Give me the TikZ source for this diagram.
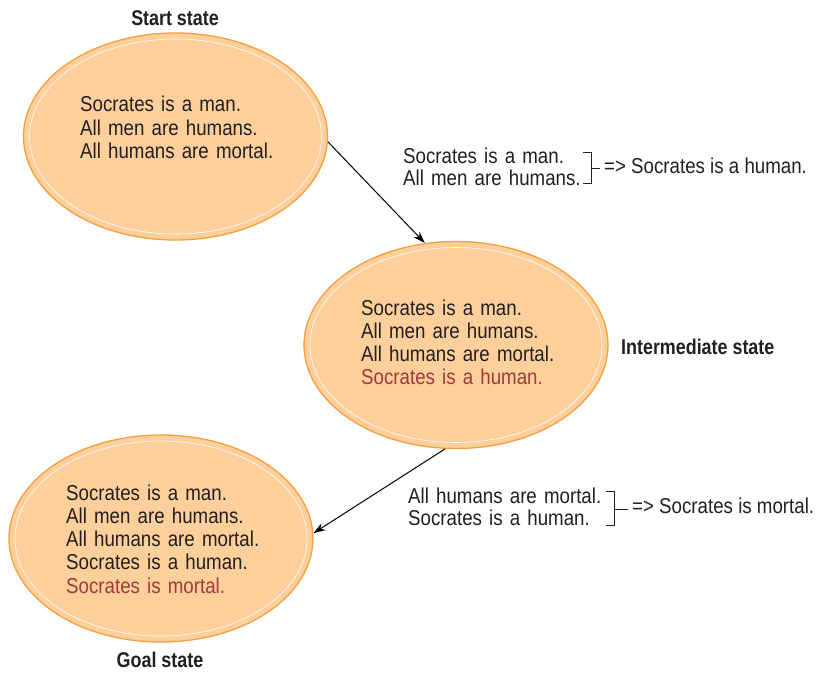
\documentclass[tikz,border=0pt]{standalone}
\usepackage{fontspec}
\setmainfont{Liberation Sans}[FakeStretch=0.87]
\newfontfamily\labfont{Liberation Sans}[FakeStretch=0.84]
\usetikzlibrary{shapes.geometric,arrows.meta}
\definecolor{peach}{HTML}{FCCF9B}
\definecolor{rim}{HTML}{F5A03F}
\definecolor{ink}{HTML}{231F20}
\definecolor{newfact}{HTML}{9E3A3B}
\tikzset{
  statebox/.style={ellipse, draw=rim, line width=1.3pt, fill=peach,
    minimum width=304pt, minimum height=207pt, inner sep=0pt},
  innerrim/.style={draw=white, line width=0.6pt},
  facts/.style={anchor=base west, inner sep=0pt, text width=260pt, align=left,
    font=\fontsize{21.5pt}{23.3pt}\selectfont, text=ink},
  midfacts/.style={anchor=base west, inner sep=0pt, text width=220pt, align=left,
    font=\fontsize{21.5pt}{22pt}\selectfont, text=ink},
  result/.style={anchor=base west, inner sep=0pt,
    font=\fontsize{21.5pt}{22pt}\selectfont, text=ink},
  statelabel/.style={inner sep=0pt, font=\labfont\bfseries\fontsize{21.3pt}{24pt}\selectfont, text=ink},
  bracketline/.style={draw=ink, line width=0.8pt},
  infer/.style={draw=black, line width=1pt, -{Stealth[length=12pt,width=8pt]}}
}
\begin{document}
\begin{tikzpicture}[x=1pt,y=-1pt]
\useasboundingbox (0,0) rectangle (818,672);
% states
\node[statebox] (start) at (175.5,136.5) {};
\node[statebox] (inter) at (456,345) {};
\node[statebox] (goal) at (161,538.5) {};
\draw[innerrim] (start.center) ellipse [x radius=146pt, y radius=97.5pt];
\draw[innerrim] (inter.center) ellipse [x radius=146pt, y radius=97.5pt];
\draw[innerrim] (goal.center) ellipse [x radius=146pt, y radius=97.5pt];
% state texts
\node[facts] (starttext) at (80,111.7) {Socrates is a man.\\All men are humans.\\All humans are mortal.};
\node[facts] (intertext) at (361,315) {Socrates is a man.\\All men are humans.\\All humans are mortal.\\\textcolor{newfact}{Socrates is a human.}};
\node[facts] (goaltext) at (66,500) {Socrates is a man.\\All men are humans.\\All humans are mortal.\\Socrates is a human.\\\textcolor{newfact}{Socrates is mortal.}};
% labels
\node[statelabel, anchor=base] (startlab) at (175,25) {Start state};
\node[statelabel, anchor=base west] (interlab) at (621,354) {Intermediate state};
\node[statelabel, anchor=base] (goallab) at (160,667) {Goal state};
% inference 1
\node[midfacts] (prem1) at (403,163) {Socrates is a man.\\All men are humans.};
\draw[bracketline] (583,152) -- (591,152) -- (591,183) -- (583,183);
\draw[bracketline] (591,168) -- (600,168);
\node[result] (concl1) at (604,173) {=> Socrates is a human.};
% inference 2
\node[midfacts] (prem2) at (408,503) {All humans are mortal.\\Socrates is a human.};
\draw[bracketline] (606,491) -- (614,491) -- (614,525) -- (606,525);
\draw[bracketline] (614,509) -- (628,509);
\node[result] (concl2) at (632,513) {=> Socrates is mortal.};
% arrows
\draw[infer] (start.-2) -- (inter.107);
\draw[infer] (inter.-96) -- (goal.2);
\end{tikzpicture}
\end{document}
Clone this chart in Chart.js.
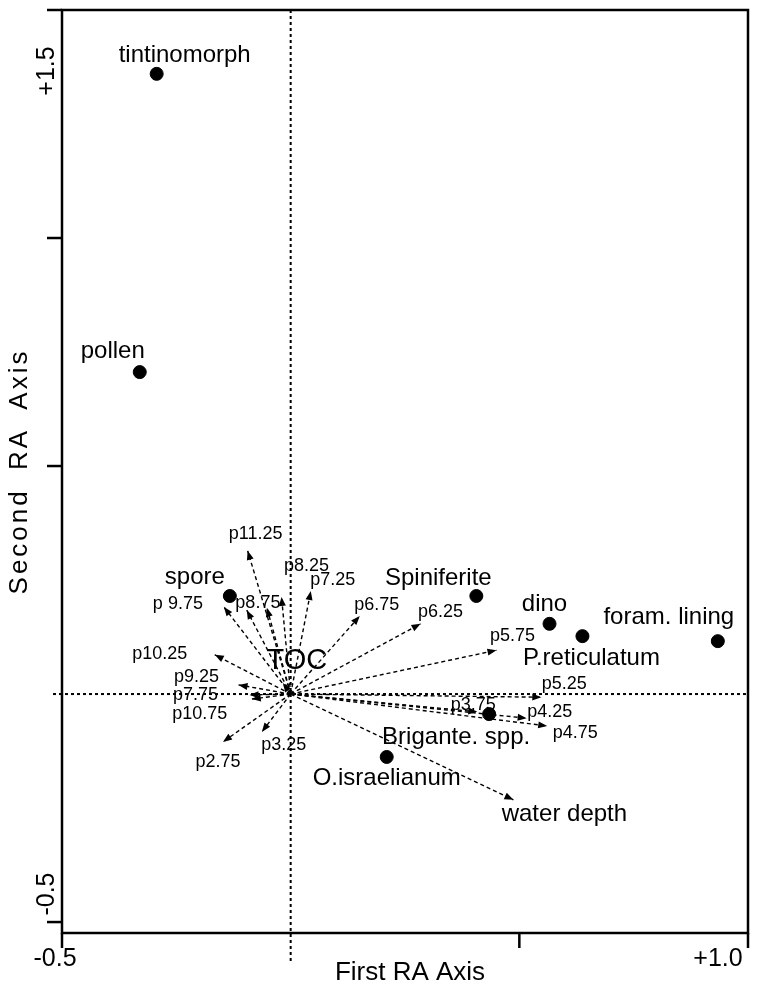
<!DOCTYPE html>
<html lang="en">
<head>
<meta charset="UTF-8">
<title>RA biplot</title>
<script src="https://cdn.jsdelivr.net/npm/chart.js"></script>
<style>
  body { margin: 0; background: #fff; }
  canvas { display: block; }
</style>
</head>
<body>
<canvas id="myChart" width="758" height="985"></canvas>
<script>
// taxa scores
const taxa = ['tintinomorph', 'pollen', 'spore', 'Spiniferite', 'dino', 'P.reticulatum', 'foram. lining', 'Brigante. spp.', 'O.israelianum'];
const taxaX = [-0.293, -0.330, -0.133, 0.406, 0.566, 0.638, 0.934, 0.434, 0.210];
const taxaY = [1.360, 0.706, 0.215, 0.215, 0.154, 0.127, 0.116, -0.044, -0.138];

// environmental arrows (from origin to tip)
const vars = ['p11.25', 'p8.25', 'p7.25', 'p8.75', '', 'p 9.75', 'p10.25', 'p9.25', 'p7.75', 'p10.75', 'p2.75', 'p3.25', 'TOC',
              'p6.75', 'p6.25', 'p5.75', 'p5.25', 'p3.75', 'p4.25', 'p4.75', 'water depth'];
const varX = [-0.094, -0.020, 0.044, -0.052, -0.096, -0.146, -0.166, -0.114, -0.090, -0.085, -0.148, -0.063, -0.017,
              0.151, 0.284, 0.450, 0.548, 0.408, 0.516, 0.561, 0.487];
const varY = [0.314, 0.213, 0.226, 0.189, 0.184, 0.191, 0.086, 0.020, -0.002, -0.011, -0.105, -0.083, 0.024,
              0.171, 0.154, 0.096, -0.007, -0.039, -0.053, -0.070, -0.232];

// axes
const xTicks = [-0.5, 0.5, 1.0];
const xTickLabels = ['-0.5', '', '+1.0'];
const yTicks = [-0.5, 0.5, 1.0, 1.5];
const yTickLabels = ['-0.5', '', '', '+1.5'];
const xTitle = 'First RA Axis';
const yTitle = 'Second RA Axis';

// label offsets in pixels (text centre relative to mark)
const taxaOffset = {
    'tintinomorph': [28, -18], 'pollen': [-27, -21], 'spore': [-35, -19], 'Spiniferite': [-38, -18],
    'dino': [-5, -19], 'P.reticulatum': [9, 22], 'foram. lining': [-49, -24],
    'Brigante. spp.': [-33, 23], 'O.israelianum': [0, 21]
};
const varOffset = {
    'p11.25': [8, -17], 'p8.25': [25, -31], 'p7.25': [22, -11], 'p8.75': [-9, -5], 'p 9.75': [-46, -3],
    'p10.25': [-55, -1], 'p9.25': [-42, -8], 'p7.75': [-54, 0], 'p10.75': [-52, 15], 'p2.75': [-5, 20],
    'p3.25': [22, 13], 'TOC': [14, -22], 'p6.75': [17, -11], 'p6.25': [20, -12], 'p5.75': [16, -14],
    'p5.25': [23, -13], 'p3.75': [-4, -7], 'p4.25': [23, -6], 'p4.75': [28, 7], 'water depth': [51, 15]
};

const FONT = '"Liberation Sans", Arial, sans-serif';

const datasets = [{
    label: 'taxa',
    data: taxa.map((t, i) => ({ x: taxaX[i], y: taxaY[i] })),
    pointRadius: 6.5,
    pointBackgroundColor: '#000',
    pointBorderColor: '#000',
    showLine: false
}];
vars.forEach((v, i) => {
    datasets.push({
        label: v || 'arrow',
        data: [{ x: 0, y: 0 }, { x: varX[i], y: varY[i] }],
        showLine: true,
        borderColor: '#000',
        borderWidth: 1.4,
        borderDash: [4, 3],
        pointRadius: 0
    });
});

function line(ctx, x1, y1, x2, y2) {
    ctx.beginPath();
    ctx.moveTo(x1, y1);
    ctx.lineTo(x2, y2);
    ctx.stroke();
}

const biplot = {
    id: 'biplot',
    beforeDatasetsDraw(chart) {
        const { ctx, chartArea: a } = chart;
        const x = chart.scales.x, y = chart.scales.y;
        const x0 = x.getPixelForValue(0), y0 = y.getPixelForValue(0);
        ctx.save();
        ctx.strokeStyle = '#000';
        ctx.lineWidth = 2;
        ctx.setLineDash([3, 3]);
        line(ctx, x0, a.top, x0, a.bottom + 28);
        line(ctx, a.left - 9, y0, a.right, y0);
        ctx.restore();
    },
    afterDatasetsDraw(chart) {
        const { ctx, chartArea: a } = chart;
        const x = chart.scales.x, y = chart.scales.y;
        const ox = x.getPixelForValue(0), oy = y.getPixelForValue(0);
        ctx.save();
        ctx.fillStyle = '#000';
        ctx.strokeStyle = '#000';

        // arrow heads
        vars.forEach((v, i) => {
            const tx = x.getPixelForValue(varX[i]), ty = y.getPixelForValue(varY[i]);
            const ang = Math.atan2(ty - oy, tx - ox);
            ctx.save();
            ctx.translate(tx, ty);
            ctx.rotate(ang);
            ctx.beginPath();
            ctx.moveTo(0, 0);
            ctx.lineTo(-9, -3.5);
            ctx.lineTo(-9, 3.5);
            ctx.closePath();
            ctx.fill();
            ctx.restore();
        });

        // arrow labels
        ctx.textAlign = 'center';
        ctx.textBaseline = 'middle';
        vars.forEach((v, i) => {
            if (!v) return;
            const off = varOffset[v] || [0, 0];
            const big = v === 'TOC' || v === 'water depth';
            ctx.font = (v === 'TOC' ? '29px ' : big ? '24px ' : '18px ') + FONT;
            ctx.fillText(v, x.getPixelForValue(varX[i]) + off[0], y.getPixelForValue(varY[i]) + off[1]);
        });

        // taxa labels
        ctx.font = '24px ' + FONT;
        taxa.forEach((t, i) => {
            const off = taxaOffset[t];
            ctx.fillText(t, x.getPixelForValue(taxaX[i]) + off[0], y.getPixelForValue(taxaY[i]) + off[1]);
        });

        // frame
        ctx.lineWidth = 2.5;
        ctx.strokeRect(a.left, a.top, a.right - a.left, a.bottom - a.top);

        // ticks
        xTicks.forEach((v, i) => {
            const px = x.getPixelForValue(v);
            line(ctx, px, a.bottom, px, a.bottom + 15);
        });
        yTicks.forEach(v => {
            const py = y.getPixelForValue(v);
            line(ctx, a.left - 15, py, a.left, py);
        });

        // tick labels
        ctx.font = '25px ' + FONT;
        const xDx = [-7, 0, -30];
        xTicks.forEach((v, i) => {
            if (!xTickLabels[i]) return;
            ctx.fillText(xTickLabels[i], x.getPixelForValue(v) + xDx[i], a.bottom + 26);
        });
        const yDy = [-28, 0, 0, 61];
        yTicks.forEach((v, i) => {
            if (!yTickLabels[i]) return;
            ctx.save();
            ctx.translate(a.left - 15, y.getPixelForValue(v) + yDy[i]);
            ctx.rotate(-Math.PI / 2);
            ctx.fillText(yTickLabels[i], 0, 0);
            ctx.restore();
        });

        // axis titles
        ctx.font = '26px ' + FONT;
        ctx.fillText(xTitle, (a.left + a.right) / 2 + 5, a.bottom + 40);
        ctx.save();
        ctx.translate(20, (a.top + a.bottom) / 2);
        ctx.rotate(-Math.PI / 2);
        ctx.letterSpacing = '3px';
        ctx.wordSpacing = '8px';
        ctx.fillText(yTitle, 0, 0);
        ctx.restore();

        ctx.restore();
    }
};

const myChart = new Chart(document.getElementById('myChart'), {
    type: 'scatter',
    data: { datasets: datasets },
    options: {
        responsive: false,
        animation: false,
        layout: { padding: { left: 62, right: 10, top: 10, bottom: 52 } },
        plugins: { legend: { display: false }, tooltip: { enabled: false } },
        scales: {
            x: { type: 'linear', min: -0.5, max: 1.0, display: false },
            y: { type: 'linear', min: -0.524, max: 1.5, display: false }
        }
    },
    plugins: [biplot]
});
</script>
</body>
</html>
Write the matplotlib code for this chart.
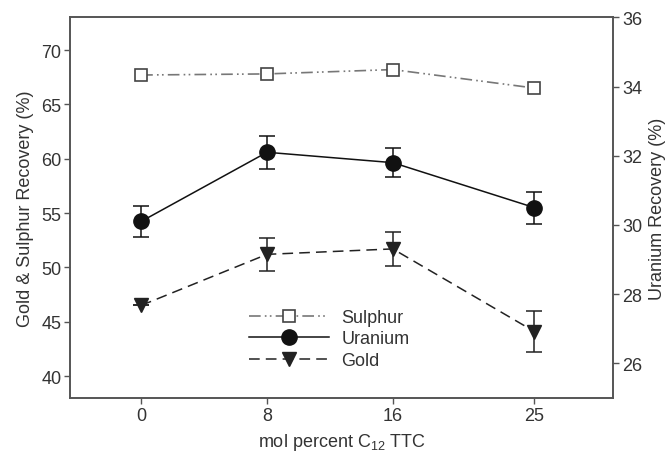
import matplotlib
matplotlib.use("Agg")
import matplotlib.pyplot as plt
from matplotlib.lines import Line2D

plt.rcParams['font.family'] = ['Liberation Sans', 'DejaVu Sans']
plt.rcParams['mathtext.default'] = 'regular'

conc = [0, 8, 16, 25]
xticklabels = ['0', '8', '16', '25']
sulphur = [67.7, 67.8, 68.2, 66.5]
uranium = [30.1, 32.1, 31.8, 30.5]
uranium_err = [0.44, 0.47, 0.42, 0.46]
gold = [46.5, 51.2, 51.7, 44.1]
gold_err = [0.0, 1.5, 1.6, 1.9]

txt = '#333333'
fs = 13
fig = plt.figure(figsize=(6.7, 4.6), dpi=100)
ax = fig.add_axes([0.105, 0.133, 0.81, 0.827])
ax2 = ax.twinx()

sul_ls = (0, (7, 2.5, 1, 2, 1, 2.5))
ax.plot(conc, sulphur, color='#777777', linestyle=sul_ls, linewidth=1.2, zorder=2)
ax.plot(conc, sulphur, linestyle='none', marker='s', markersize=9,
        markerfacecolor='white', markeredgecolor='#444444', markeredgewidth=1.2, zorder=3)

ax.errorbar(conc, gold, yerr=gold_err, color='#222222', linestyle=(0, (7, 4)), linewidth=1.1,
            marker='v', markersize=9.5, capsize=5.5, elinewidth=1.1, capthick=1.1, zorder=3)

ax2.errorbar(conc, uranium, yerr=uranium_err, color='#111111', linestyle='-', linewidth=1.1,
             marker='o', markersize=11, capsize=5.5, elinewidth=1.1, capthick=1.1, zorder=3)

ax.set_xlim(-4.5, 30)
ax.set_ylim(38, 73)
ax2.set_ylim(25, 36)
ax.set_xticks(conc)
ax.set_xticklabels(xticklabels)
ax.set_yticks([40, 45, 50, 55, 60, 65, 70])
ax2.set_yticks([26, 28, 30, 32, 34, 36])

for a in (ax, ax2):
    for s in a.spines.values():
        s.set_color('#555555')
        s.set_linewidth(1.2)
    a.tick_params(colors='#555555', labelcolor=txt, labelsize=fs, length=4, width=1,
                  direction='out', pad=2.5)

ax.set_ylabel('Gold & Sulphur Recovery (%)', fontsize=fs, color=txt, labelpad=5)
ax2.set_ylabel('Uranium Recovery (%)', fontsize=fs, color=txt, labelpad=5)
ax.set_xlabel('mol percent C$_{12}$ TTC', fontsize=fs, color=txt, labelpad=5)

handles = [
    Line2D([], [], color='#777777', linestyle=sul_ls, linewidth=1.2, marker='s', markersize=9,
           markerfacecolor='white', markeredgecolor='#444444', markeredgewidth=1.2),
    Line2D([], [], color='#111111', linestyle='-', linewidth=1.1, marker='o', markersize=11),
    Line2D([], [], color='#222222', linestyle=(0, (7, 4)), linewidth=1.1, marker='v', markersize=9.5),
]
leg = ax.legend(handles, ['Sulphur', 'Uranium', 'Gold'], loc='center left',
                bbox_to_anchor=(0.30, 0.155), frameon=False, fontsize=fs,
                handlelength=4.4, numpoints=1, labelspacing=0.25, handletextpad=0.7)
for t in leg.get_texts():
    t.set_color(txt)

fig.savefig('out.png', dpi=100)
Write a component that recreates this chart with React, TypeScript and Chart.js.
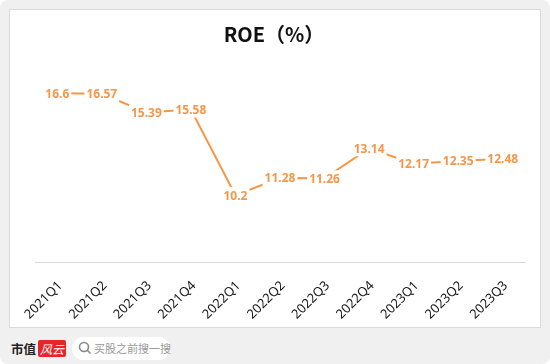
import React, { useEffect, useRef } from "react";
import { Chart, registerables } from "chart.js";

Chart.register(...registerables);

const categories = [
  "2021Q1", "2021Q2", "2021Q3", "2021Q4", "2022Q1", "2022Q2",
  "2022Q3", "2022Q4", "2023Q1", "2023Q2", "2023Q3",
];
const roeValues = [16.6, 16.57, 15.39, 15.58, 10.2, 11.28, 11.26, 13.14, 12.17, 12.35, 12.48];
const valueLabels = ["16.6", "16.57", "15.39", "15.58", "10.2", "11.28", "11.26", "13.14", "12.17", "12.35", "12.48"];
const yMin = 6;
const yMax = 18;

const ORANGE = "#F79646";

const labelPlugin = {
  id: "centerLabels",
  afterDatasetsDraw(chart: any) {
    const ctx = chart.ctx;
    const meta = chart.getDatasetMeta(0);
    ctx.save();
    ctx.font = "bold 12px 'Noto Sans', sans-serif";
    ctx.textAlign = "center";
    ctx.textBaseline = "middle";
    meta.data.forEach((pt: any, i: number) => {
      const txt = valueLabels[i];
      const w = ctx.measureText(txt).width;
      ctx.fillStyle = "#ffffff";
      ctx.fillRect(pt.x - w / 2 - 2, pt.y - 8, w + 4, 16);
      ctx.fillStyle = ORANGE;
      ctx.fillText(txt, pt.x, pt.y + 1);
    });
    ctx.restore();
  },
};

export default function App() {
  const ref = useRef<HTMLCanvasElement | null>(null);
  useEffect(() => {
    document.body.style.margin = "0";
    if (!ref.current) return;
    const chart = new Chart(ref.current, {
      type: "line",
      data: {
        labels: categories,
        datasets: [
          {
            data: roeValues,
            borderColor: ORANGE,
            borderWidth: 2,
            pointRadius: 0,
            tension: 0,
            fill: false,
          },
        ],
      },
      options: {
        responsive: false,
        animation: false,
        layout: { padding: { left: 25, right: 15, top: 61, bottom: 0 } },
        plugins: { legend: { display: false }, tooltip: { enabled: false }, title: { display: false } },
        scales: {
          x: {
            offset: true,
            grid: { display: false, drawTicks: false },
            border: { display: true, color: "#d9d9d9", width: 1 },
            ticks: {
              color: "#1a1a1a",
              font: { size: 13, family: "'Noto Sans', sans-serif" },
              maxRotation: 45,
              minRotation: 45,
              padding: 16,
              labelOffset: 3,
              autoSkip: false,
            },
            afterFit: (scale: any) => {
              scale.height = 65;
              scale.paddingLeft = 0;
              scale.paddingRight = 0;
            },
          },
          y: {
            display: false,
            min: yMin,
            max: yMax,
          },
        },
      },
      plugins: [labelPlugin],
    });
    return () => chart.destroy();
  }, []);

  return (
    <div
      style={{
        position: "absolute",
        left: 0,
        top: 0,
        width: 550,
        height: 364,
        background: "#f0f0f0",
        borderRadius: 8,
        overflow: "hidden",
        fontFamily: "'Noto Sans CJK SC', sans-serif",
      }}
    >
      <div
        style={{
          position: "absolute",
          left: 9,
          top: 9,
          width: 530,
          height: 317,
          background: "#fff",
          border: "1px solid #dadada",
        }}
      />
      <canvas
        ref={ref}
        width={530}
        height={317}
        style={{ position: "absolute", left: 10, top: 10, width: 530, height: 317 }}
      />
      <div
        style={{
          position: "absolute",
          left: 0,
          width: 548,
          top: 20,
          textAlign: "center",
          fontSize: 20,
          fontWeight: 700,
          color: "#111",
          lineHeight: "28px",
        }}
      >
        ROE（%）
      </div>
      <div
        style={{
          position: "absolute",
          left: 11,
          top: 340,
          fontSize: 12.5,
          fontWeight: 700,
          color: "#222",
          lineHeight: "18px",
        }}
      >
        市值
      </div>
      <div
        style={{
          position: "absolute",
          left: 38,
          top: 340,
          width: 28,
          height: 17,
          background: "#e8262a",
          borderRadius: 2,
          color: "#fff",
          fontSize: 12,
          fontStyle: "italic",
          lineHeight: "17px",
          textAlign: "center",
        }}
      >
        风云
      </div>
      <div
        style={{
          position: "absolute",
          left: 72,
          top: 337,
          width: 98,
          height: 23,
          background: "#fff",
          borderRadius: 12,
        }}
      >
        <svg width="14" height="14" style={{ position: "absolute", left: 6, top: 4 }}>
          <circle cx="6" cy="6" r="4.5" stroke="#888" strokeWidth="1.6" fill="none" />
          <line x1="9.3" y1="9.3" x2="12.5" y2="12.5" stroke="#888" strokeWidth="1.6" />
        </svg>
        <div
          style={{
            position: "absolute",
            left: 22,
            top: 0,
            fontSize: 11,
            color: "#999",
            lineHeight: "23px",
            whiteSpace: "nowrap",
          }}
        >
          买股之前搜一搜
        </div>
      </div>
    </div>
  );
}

### Your goal
From the line containing "Write the matplotlib code for this chart." through the line containing "ax2 = ax.twinx()", copy every line above exactly, without pictures.

### Result of the exercise
Write the matplotlib code for this chart.
import matplotlib
matplotlib.use("Agg")
import matplotlib.pyplot as plt
from matplotlib.lines import Line2D

plt.rcParams['font.family'] = ['Liberation Sans', 'DejaVu Sans']
plt.rcParams['mathtext.default'] = 'regular'

conc = [0, 8, 16, 25]
xticklabels = ['0', '8', '16', '25']
sulphur = [67.7, 67.8, 68.2, 66.5]
uranium = [30.1, 32.1, 31.8, 30.5]
uranium_err = [0.44, 0.47, 0.42, 0.46]
gold = [46.5, 51.2, 51.7, 44.1]
gold_err = [0.0, 1.5, 1.6, 1.9]

txt = '#333333'
fs = 13
fig = plt.figure(figsize=(6.7, 4.6), dpi=100)
ax = fig.add_axes([0.105, 0.133, 0.81, 0.827])
ax2 = ax.twinx()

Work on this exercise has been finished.